How Many Books Do You Read a Month?

Sunday, December 20, 2009

Reading all the Books in the World

Tonight I was at Barnes & Nobles in Dearpark to support Reality Theatre's gift wrapping fundraiser. Reality Theatre's a great organization. They chose twenty-one teenagers from all over the Chicagoland area to improvise and perform anti-drugs, anti-drinking, and anti-smoking skits at schools throughout the area. The least I could do was support the cause.

It's exciting to meander through a book store, dabbling in book ownership possibilities. Perusing the titles in a book store in search of a particular item is quite opposite from my goal-less adventure tonight. This time, I was just killing time. My wandering was a free and lucid journey through the recesses of my interest inventory.

I daydreamed down the psychology and children with special needs aisles, although my main interest was discovering new mystery authors, as well as authors with whom I had done booksignings at mystery conferences throughout the country.

In college, I set out to read as many new authors as possible, this in a library setting as my pocketbook was far less accomodating than my imagination. I'd pored through Ann Rand's the Fountain Head and Atlas Shrugged and learned about the affect of pure capitalism on society from the point of view of a female architect.
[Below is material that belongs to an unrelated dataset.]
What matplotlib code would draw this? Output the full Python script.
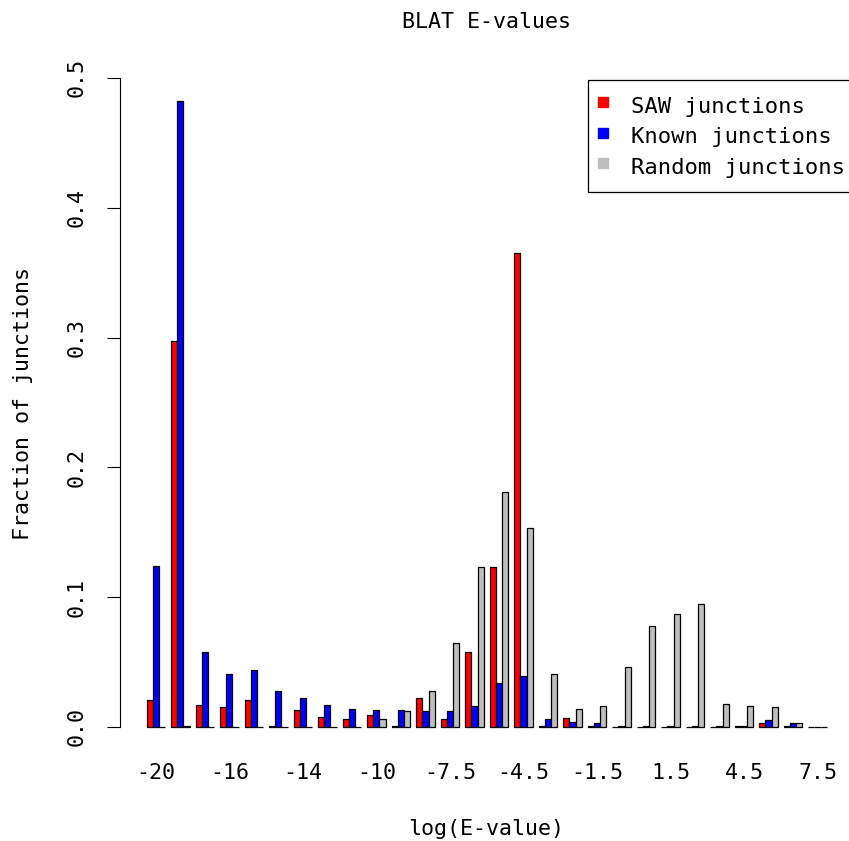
import matplotlib
matplotlib.use('Agg')
import matplotlib.pyplot as plt
from matplotlib.lines import Line2D

# ---- data ----
categories = ["-20", "-19", "-18", "-16", "-15.5", "-15", "-14", "-13", "-12", "-10",
              "-9", "-8", "-7.5", "-6.5", "-5.5", "-4.5", "-3.5", "-2.5", "-1.5", "-0.5",
              "0.5", "1.5", "2.5", "3.5", "4.5", "5.5", "6.5", "7.5"]
saw = [0.021, 0.297, 0.017, 0.015, 0.021, 0.001, 0.013, 0.008, 0.006, 0.009,
       0.001, 0.022, 0.006, 0.058, 0.123, 0.365, 0.001, 0.007, 0.001, 0.0,
       0.0, 0.0, 0.0, 0.0, 0.001, 0.003, 0.001, 0.0]
known = [0.124, 0.482, 0.058, 0.041, 0.044, 0.028, 0.022, 0.017, 0.014, 0.013,
         0.013, 0.012, 0.012, 0.016, 0.034, 0.039, 0.006, 0.004, 0.003, 0.001,
         0.001, 0.001, 0.001, 0.001, 0.001, 0.005, 0.003, 0.0]
random_j = [0.0, 0.001, 0.0, 0.0, 0.0, 0.0, 0.0, 0.0, 0.0, 0.006,
            0.012, 0.028, 0.065, 0.123, 0.181, 0.153, 0.041, 0.014, 0.016, 0.046,
            0.078, 0.087, 0.095, 0.018, 0.016, 0.015, 0.003, 0.0]
series_names = ["SAW junctions", "Known junctions", "Random junctions"]
series_colors = ["#FF0000", "#0000FF", "#BEBEBE"]
yticks = [0.0, 0.1, 0.2, 0.3, 0.4, 0.5]

plt.rcParams['font.family'] = ['DejaVu Sans Mono', 'DejaVu Sans']
plt.rcParams['font.size'] = 15.6

W, H = 849, 841
fig = plt.figure(figsize=(W / 100, H / 100), dpi=100)
left_px, right_px = 119.5, 853.9
bot_px, top_px = 89.0, 765.6
ax = fig.add_axes([left_px / W, bot_px / H, (right_px - left_px) / W, (top_px - bot_px) / H])

n = len(categories)
series = [saw, known, random_j]
for s, (vals, col) in enumerate(zip(series, series_colors)):
    xs = [i * 4 + 1.5 + s for i in range(n)]
    ax.bar(xs, vals, width=1.0, color=col, edgecolor='black', linewidth=0.9, zorder=2)

ax.set_xlim(-3.44, 116.44)
ax.set_ylim(-0.0193, 0.502)

for sp in ['top', 'right', 'bottom']:
    ax.spines[sp].set_visible(False)
ax.spines['left'].set_bounds(0, 0.5)
ax.spines['left'].set_linewidth(0.8)

ax.set_yticks(yticks)
ax.set_yticklabels([f"{v:.1f}" for v in yticks])
ax.tick_params(axis='y', length=9.4, width=0.8, pad=14, labelrotation=90)
for lab in ax.get_yticklabels():
    lab.set_va('center')

centers = [i * 4 + 2.5 for i in range(n)]
ax.set_xticks(centers[::3])
ax.set_xticklabels(categories[::3])
ax.tick_params(axis='x', length=0, pad=8)

handles = [Line2D([], [], linestyle='none', marker='s', markersize=6.5,
                  markerfacecolor=c, markeredgecolor=c) for c in series_colors]
leg = ax.legend(handles, series_names, loc='upper right',
                bbox_to_anchor=(856 / W, 1 - 80 / H), bbox_transform=fig.transFigure,
                frameon=True, fancybox=False, edgecolor='black', framealpha=1,
                borderpad=0.5, labelspacing=0.1, handlelength=0.4, handleheight=1.6,
                handletextpad=1.05, borderaxespad=0.0, prop={'size': 16})
leg.get_frame().set_linewidth(0.9)

fig.text((left_px + right_px) / 2 / W, 1 - 22 / H, "BLAT E-values", ha='center', va='center')
fig.text((left_px + right_px) / 2 / W, 1 - 829 / H, "log(E-value)", ha='center', va='center')
fig.text(23 / W, 1 - 403 / H, "Fraction of junctions", rotation=90, ha='center', va='center')

fig.savefig("out.png", dpi=100)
Later I moved on to Theodore Dreiser, an author who wrote fascinating, introspective novels about the impact of science, economics, and chance on our humanity. After all these years, Sister Carrie sticks out in my mind. In it, the author explored a young woman's attempt to make it in the outside world at a time when women were either homemakers or harlots.

These days, I'm lucky if I get to read two pages of a book before fading off into la-la land. I am humbled by the ambitious reading goals that held me when I was unencumbered by career or family. Yet tonight's journey through the book store refreshed my spirit. My soul sparkles in the night, as if it just returned from a star spa.